» **Aim**
Repeat the listing word for word. No pictures belong in the copy.

>> Begin

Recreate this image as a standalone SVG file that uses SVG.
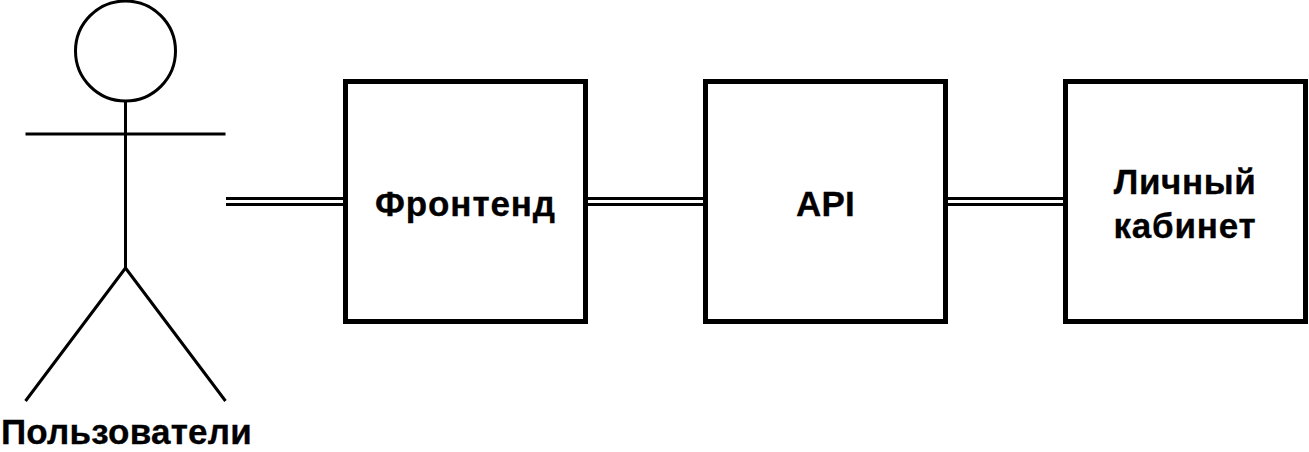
<svg xmlns="http://www.w3.org/2000/svg" width="1309" height="452" viewBox="0 0 1309 452">
<style>
.b{fill:#fff;stroke:#000;stroke-width:5}
.l{fill:none;stroke:#000;stroke-width:3}
.t{font-family:"Liberation Sans",Arial,sans-serif;font-weight:bold;font-size:35px;text-anchor:middle;fill:#000;stroke:#000;stroke-width:.3}
</style>
<rect width="1309" height="452" fill="#fff"/>
<g id="connectors">
<path class="l" d="M226 198.500H345M226 204.500H345M586 198.500H705M586 204.500H705M946 198.500H1065M946 204.500H1065"/>
</g>
<g id="user">
<circle class="l" cx="125.500" cy="51" r="50"/>
<path class="l" d="M125.500 101V268M25.500 134H225.500M125.500 268L25.500 401M125.500 268L225.500 401"/>
<text class="t" x="126.500" y="444" letter-spacing=".25">Пользователи</text>
</g>
<g id="frontend"><rect class="b" x="345.500" y="81.500" width="240" height="240"/><text class="t" x="465.500" y="216" letter-spacing=".9">Фронтенд</text></g>
<g id="api"><rect class="b" x="705.500" y="81.500" width="240" height="240"/><text class="t" x="825.500" y="216" letter-spacing=".3">API</text></g>
<g id="cabinet"><rect class="b" x="1065.500" y="81.500" width="240" height="240"/><text class="t" x="1185" y="194" letter-spacing=".6">Личный</text><text class="t" x="1185" y="238" letter-spacing=".8">кабинет</text></g>
</svg>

>> End

» **Completed task**
Recreate this image as a standalone SVG file that uses SVG.
<svg xmlns="http://www.w3.org/2000/svg" width="1309" height="452" viewBox="0 0 1309 452">
<style>
.b{fill:#fff;stroke:#000;stroke-width:5}
.l{fill:none;stroke:#000;stroke-width:3}
.t{font-family:"Liberation Sans",Arial,sans-serif;font-weight:bold;font-size:35px;text-anchor:middle;fill:#000;stroke:#000;stroke-width:.3}
</style>
<rect width="1309" height="452" fill="#fff"/>
<g id="connectors">
<path class="l" d="M226 198.500H345M226 204.500H345M586 198.500H705M586 204.500H705M946 198.500H1065M946 204.500H1065"/>
</g>
<g id="user">
<circle class="l" cx="125.500" cy="51" r="50"/>
<path class="l" d="M125.500 101V268M25.500 134H225.500M125.500 268L25.500 401M125.500 268L225.500 401"/>
<text class="t" x="126.500" y="444" letter-spacing=".25">Пользователи</text>
</g>
<g id="frontend"><rect class="b" x="345.500" y="81.500" width="240" height="240"/><text class="t" x="465.500" y="216" letter-spacing=".9">Фронтенд</text></g>
<g id="api"><rect class="b" x="705.500" y="81.500" width="240" height="240"/><text class="t" x="825.500" y="216" letter-spacing=".3">API</text></g>
<g id="cabinet"><rect class="b" x="1065.500" y="81.500" width="240" height="240"/><text class="t" x="1185" y="194" letter-spacing=".6">Личный</text><text class="t" x="1185" y="238" letter-spacing=".8">кабинет</text></g>
</svg>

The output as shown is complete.